Wo wäre jetzt hier ein Ansatz?
SCHOTTHÖFER: Nach heutigem Wettbewerbsrecht liegt ein Verstoß unter dem Begriff „Vorsprung durch Rechtsbruch“ vor. Wenn also der ADAC zu Unrecht sich der Rechtsform des eingetragenen Vereins bedienen würde, könnte gegen ihn auch auf wettbewerbsrechtlicher Basis vorgegangen werden, weil er sich durch die unzutreffende Rechtsformwahl gegenüber seinen Konkurrenten, also den Versicherungen et cetera, einen Vorteil verschaffen würde.
Haben Sie Ihre Doktorarbeit auch dem ADAC zur Verfügung gestellt?
SCHOTTHÖFER: Nein. Meine Arbeit befasste sich auch nicht nur mit diesem Thema. Aber sie wurde selbstverständlich veröffentlicht und erschien auch als Buch.
Sind andere Marktteilnehmer jemals aufmerksam auf Ihre Ausführungen geworden?
SCHOTTHÖFER: Bei mir jedenfalls hat sich niemand gemeldet. Übrigens haben sich auch zahlreiche andere Autoren mit dieser Problematik beschäftigt.
Die Fragen stellte Christian Thunig.
Eingetragene Vereine und ihre Geschäftstätigkeit
Kurz zusammengefasst stellt sich die Problematik wie folgt dar: Die Rechtsform des eingetragenen Vereins bietet eine ganze Reihe von steuerlichen und haftungsrechtlichen Vorteilen gegenüber den anderen Rechtsformen und ist deswegen an ganz bestimmte Voraussetzungen gebunden. So wird unterschieden zwischen Vereinen mit wirtschaftlichem Geschäftsbetrieb als Hauptzweck und Idealvereinen.
Beim ADAC handelt es sich um einen Idealverein. Beim Idealverein wird davon ausgegangen, dass seine wirtschaftliche Tätigkeit nicht der Hauptzweck ist. Ein Verein, der die Rechtsfähigkeit durch Eintragung in das Vereinsregister erlangen will, darf keinen wirtschaftlichen Zweck mit den Mitteln eines wirtschaftlichen Geschäftsbetriebes erstreben (BayObLG NJW 1983, 459). In der Gesetzesbegründung heißt es dazu, dass diese Rechtsform „gemeinnützigen, geselligen, wissenschaftlichen, künstlerischen oder anderen nicht auf einen wirtschaftlichen Geschäftsbetrieb gerichteten Zwecken“ dienen soll (und muss). Nur ein Idealverein, der diese Bedingungen erfüllt, darf auch in das Register der Idealvereine beim jeweiligen Amtsgericht eingetragen werden.

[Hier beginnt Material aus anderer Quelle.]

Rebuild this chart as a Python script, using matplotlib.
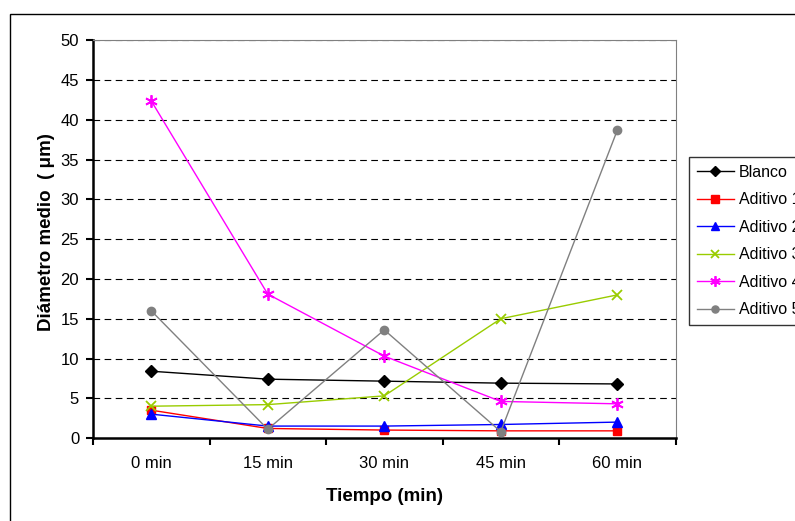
import matplotlib.pyplot as plt
from matplotlib.patches import Rectangle

plt.rcParams["font.family"] = ["Liberation Sans", "DejaVu Sans"]

tiempos = ["0 min", "15 min", "30 min", "45 min", "60 min"]

blanco = [8.4, 7.4, 7.15, 6.9, 6.8]
aditivo_1 = [3.5, 1.2, 1.0, 0.9, 0.9]
aditivo_2 = [3.0, 1.5, 1.5, 1.7, 2.0]
aditivo_3 = [4.0, 4.2, 5.3, 15.0, 18.0]
aditivo_4 = [42.4, 18.1, 10.3, 4.6, 4.3]
aditivo_5 = [16.0, 1.1, 13.6, 0.8, 38.7]

series = [
    ("Blanco", blanco, "black", "D", 6),
    ("Aditivo 1", aditivo_1, "#ff0000", "s", 6),
    ("Aditivo 2", aditivo_2, "#0000ff", "^", 7),
    ("Aditivo 3", aditivo_3, "#99cc00", "x", 7),
    ("Aditivo 4", aditivo_4, "#ff00ff", (6, 2, 0), 9),
    ("Aditivo 5", aditivo_5, "#808080", "o", 6),
]

fig = plt.figure(figsize=(7.95, 5.21), dpi=100)
ax = fig.add_axes([0.117, 0.1593, 0.7327, 0.763])

# outer frame of the chart area, runs off the right and bottom edges
fig.patches.append(Rectangle((9.5 / 795, -0.2), 1.2, 1.2 - 13.5 / 521,
                             transform=fig.transFigure, fill=False,
                             edgecolor="black", linewidth=1.0))

x = list(range(len(tiempos)))
for name, vals, color, marker, ms in series:
    ax.plot(x, vals, color=color, marker=marker, markersize=ms, linewidth=1.0,
            markeredgewidth=1.3 if marker in ("x", (6, 2, 0)) else 1.0,
            markeredgecolor=color, markerfacecolor=color, label=name,
            zorder=3)

ax.set_ylim(0, 50)
ax.set_xlim(-0.5, 4.5)
ax.set_yticks(range(0, 51, 5))
for y in range(5, 51, 5):
    ax.axhline(y, color="black", linestyle=(0, (6, 4)), linewidth=0.8, zorder=1)

ax.set_xticks([i - 0.5 for i in range(len(tiempos) + 1)])
ax.set_xticklabels([])
ax.set_xticks(x, minor=True)
ax.set_xticklabels(tiempos, minor=True)
ax.tick_params(axis="x", which="major", direction="out", length=5, width=1.5)
ax.tick_params(axis="x", which="minor", length=0, pad=13, labelsize=12)
ax.tick_params(axis="y", direction="out", length=5, width=1.5, pad=5, labelsize=12)

for side in ("left", "bottom"):
    ax.spines[side].set_linewidth(1.8)
    ax.spines[side].set_color("black")
for side in ("top", "right"):
    ax.spines[side].set_linewidth(0.8)
    ax.spines[side].set_color("#808080")

ax.set_xlabel("Tiempo (min)", fontsize=13.5, fontweight="bold")
ax.xaxis.set_label_coords(0.5, -0.125)
ax.set_ylabel("Diámetro medio  ( μm)", fontsize=13.5, fontweight="bold")
ax.yaxis.set_label_coords(-0.065, 0.518)

leg = fig.legend(loc="upper left", bbox_to_anchor=(689 / 795, 1 - 157 / 521),
                 fontsize=11.5, frameon=True, fancybox=False, edgecolor="black",
                 handlelength=2.3, handletextpad=0.3, labelspacing=0.78,
                 borderpad=0.5, borderaxespad=0, markerscale=0.85)
leg.get_frame().set_linewidth(1.0)

fig.savefig("out.png", dpi=100)
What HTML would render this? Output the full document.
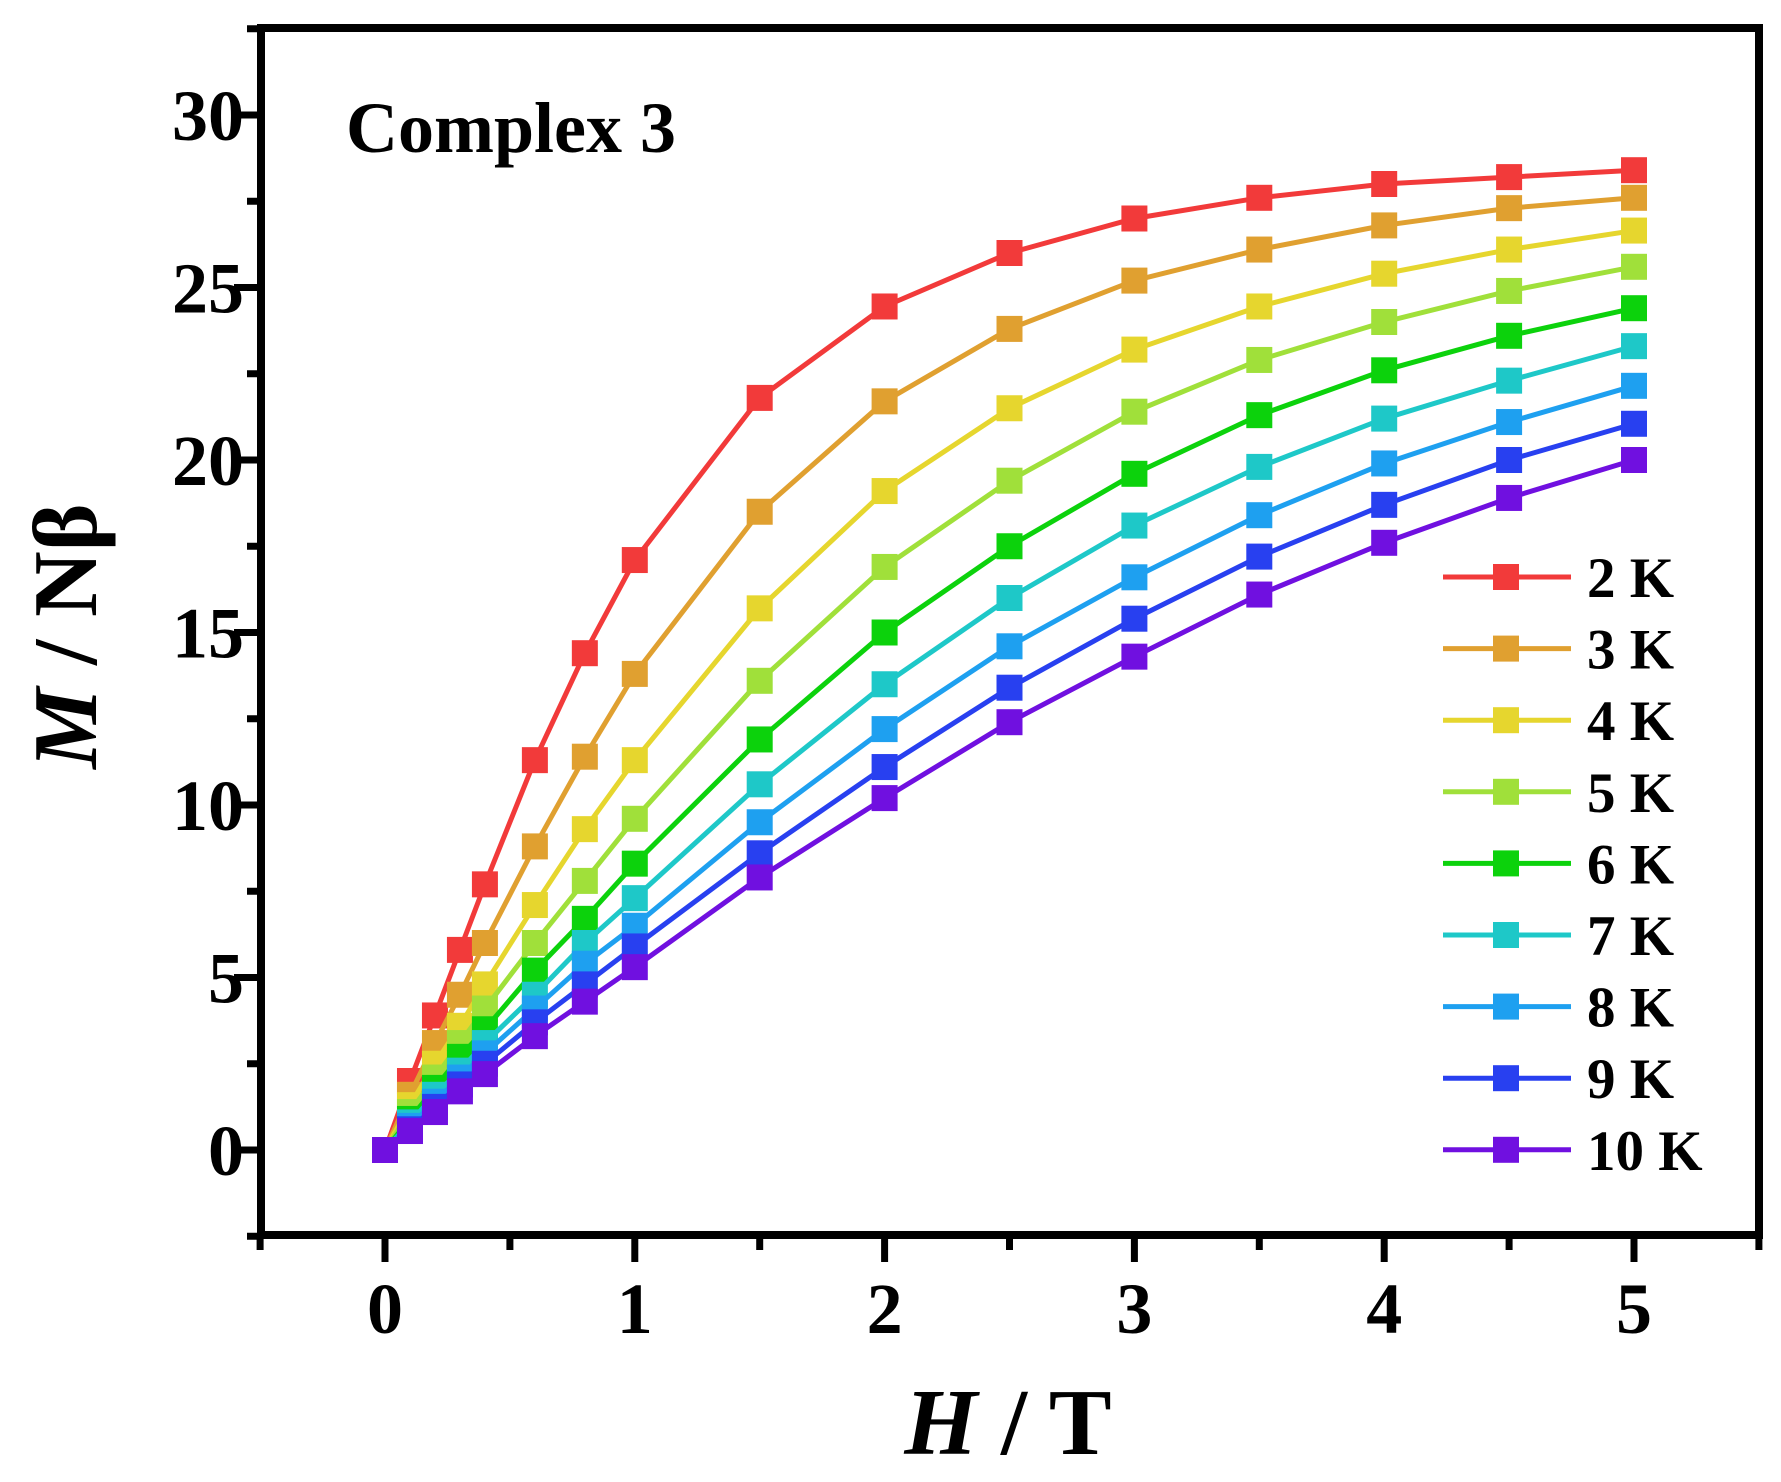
<!DOCTYPE html>
<html><head><meta charset="utf-8">
<style>html,body{margin:0;padding:0;background:#fff;}svg{display:block;}</style></head>
<body>
<svg id="s" width="1781" height="1482" viewBox="0 0 1781 1482" xmlns="http://www.w3.org/2000/svg" font-family="Liberation Serif, serif" font-weight="bold"></svg>
<script>
const s=document.getElementById('s');
const X=h=>385+h*249.8, Y=m=>1150-m*34.5;
let o='';
const xs=[0,0.1,0.2,0.3,0.4,0.6,0.8,1,1.5,2,2.5,3,3.5,4,4.5,5];
const D=[
['#f23a3a','2 K',[0,2.0,3.9,5.8,7.7,11.3,14.4,17.1,21.8,24.45,26.0,27.0,27.6,28.0,28.2,28.4]],
['#e0a030','3 K',[0,1.6,3.1,4.5,6.0,8.8,11.4,13.8,18.5,21.7,23.8,25.2,26.1,26.8,27.3,27.6]],
['#e6d62e','4 K',[0,1.3,2.5,3.6,4.8,7.1,9.3,11.3,15.7,19.1,21.5,23.2,24.45,25.4,26.1,26.65]],
['#a0e03a','5 K',[0,1.1,2.1,3.1,4.1,6.0,7.8,9.6,13.6,16.9,19.4,21.4,22.9,24.0,24.9,25.6]],
['#0cd20c','6 K',[0,0.9,1.8,2.7,3.5,5.2,6.7,8.3,11.9,15.0,17.5,19.6,21.3,22.6,23.6,24.4]],
['#1ec8c8','7 K',[0,0.8,1.6,2.3,3.1,4.5,6.0,7.3,10.6,13.5,16.0,18.1,19.8,21.2,22.3,23.3]],
['#1ea0f0','8 K',[0,0.7,1.4,2.1,2.8,4.1,5.4,6.5,9.5,12.2,14.6,16.6,18.4,19.9,21.1,22.15]],
['#2840f0','9 K',[0,0.6,1.25,1.9,2.5,3.7,4.8,5.9,8.6,11.1,13.4,15.4,17.2,18.7,20.0,21.05]],
['#7010e0','10 K',[0,0.55,1.1,1.7,2.2,3.3,4.3,5.3,7.9,10.2,12.4,14.3,16.1,17.6,18.9,20.0]]];
o+='<rect x="261" y="28" width="1498" height="1207" fill="none" stroke="#000" stroke-width="8"/>';
for(let i=0;i<=5;i++){o+=`<line x1="${X(i)}" y1="1235" x2="${X(i)}" y2="1262" stroke="#000" stroke-width="7"/>`;
o+=`<text x="${X(i)}" y="1333" font-size="72" text-anchor="middle">${i}</text>`;}
for(let i=-0.5;i<=5.5;i+=1){o+=`<line x1="${X(i)}" y1="1235" x2="${X(i)}" y2="1250" stroke="#000" stroke-width="7"/>`;}
for(let m=0;m<=30;m+=5){o+=`<line x1="261" y1="${Y(m)}" x2="234" y2="${Y(m)}" stroke="#000" stroke-width="7"/>`;
o+=`<text x="244" y="${Y(m)+25}" font-size="72" text-anchor="end">${m}</text>`;}
for(let m=-2.5;m<=32.5;m+=5){o+=`<line x1="261" y1="${Y(m)}" x2="247" y2="${Y(m)}" stroke="#000" stroke-width="7"/>`;}
D.forEach(([c,l,v],k)=>{
 o+=`<polyline fill="none" stroke="${c}" stroke-width="5" points="${xs.map((h,i)=>X(h)+','+Y(v[i])).join(' ')}"/>`;
 xs.forEach((h,i)=>{o+=`<rect x="${X(h)-13}" y="${Y(v[i])-13}" width="26" height="26" fill="${c}"/>`;});
 const ly=577+71.6*k;
 o+=`<line x1="1443" y1="${ly}" x2="1571" y2="${ly}" stroke="${c}" stroke-width="5"/><rect x="1493" y="${ly-13}" width="26" height="26" fill="${c}"/>`;
 o+=`<text x="1587" y="${ly+20}" font-size="57">${l}</text>`;
});
o+='<text x="346" y="152" font-size="72">Complex 3</text>';
o+='<text x="1008" y="1454" font-size="94" text-anchor="middle"><tspan font-style="italic">H</tspan> / T</text>';
o+='<text transform="translate(96,636) rotate(-90)" font-size="91" text-anchor="middle"><tspan font-style="italic">M</tspan> / Nβ</text>';
s.innerHTML=o;
</script>
</body></html>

Das Gericht und hier der Rechtspfleger muss von Amts wegen die vorgelegte Satzung überprüfen, ob sich der wirtschaftliche Charakter vielleicht daraus ergibt. Aber auch auf tatsächlich beabsichtigte oder bereits ausgeübte Vereinstätigkeit ist in diesem Zusammenhang abzustellen. Liegt ein wirtschaftlicher Geschäftsbetrieb vor, muss der Antrag auf Eintragung abgelehnt werden.